══ SUPPLIED DATA

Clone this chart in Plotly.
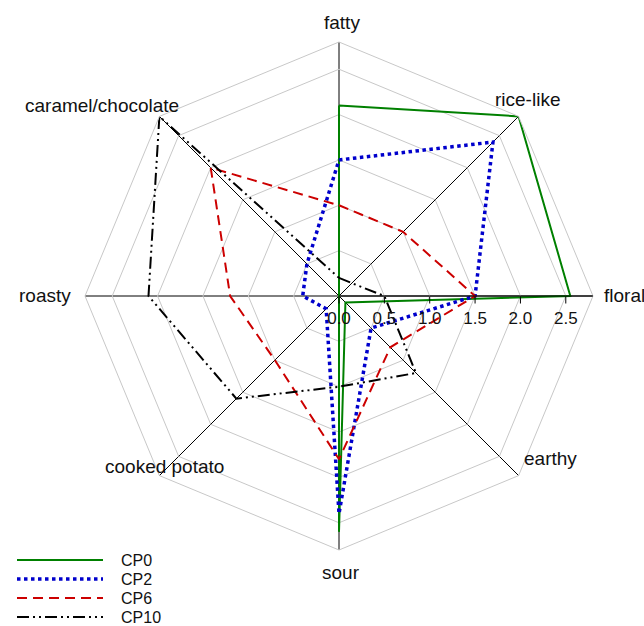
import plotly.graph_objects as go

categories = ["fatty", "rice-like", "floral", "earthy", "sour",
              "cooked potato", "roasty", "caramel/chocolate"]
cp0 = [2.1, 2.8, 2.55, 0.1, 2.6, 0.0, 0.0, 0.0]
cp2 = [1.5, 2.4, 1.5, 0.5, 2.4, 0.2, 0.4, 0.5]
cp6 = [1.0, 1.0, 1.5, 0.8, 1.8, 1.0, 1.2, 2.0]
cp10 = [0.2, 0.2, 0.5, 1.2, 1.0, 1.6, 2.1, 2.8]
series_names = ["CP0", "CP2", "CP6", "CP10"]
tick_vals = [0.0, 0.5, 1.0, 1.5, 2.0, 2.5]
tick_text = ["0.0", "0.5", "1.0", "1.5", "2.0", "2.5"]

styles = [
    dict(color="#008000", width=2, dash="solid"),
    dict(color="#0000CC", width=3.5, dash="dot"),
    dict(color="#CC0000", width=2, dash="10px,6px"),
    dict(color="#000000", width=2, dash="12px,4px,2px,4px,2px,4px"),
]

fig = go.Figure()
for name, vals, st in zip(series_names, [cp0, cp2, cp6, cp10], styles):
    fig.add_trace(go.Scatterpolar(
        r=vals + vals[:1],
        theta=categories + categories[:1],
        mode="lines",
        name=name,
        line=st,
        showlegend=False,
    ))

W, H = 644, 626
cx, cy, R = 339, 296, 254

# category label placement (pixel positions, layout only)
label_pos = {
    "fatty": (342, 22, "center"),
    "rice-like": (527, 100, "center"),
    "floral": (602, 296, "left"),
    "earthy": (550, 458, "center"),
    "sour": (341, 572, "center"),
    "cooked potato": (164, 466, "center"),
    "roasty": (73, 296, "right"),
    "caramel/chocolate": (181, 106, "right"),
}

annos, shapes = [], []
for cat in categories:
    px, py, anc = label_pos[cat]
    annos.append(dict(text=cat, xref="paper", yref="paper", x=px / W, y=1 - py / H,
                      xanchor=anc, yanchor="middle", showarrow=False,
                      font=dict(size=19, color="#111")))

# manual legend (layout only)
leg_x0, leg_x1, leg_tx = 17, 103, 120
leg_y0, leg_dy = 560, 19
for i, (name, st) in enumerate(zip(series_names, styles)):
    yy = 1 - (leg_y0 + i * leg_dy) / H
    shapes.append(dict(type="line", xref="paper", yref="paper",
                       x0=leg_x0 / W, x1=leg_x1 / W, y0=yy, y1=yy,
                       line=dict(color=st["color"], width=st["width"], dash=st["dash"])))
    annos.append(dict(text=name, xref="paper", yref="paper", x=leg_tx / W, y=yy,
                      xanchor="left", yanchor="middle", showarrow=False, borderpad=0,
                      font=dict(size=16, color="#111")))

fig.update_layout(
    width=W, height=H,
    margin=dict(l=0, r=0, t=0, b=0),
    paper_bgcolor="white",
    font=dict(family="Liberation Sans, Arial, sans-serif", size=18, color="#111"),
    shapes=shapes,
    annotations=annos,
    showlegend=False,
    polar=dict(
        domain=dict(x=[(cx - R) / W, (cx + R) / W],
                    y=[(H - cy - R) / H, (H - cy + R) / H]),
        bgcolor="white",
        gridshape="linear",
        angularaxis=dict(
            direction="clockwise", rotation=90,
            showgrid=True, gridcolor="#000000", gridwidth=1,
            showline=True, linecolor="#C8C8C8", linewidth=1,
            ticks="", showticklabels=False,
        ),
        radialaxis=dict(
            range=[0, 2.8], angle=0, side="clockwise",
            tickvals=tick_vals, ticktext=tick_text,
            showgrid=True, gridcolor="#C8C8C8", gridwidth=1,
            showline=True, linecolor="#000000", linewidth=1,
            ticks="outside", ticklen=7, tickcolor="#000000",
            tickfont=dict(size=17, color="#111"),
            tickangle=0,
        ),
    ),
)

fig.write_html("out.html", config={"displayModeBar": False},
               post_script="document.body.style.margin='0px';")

════

Begin at the top of the material above and output each line exactly, stopping after the line that holds "cx, cy, R = 339, 296, 254". Leave out pictures.

● **ANSWER TO THIS TASK**
Clone this chart in Plotly.
import plotly.graph_objects as go

categories = ["fatty", "rice-like", "floral", "earthy", "sour",
              "cooked potato", "roasty", "caramel/chocolate"]
cp0 = [2.1, 2.8, 2.55, 0.1, 2.6, 0.0, 0.0, 0.0]
cp2 = [1.5, 2.4, 1.5, 0.5, 2.4, 0.2, 0.4, 0.5]
cp6 = [1.0, 1.0, 1.5, 0.8, 1.8, 1.0, 1.2, 2.0]
cp10 = [0.2, 0.2, 0.5, 1.2, 1.0, 1.6, 2.1, 2.8]
series_names = ["CP0", "CP2", "CP6", "CP10"]
tick_vals = [0.0, 0.5, 1.0, 1.5, 2.0, 2.5]
tick_text = ["0.0", "0.5", "1.0", "1.5", "2.0", "2.5"]

styles = [
    dict(color="#008000", width=2, dash="solid"),
    dict(color="#0000CC", width=3.5, dash="dot"),
    dict(color="#CC0000", width=2, dash="10px,6px"),
    dict(color="#000000", width=2, dash="12px,4px,2px,4px,2px,4px"),
]

fig = go.Figure()
for name, vals, st in zip(series_names, [cp0, cp2, cp6, cp10], styles):
    fig.add_trace(go.Scatterpolar(
        r=vals + vals[:1],
        theta=categories + categories[:1],
        mode="lines",
        name=name,
        line=st,
        showlegend=False,
    ))

W, H = 644, 626
cx, cy, R = 339, 296, 254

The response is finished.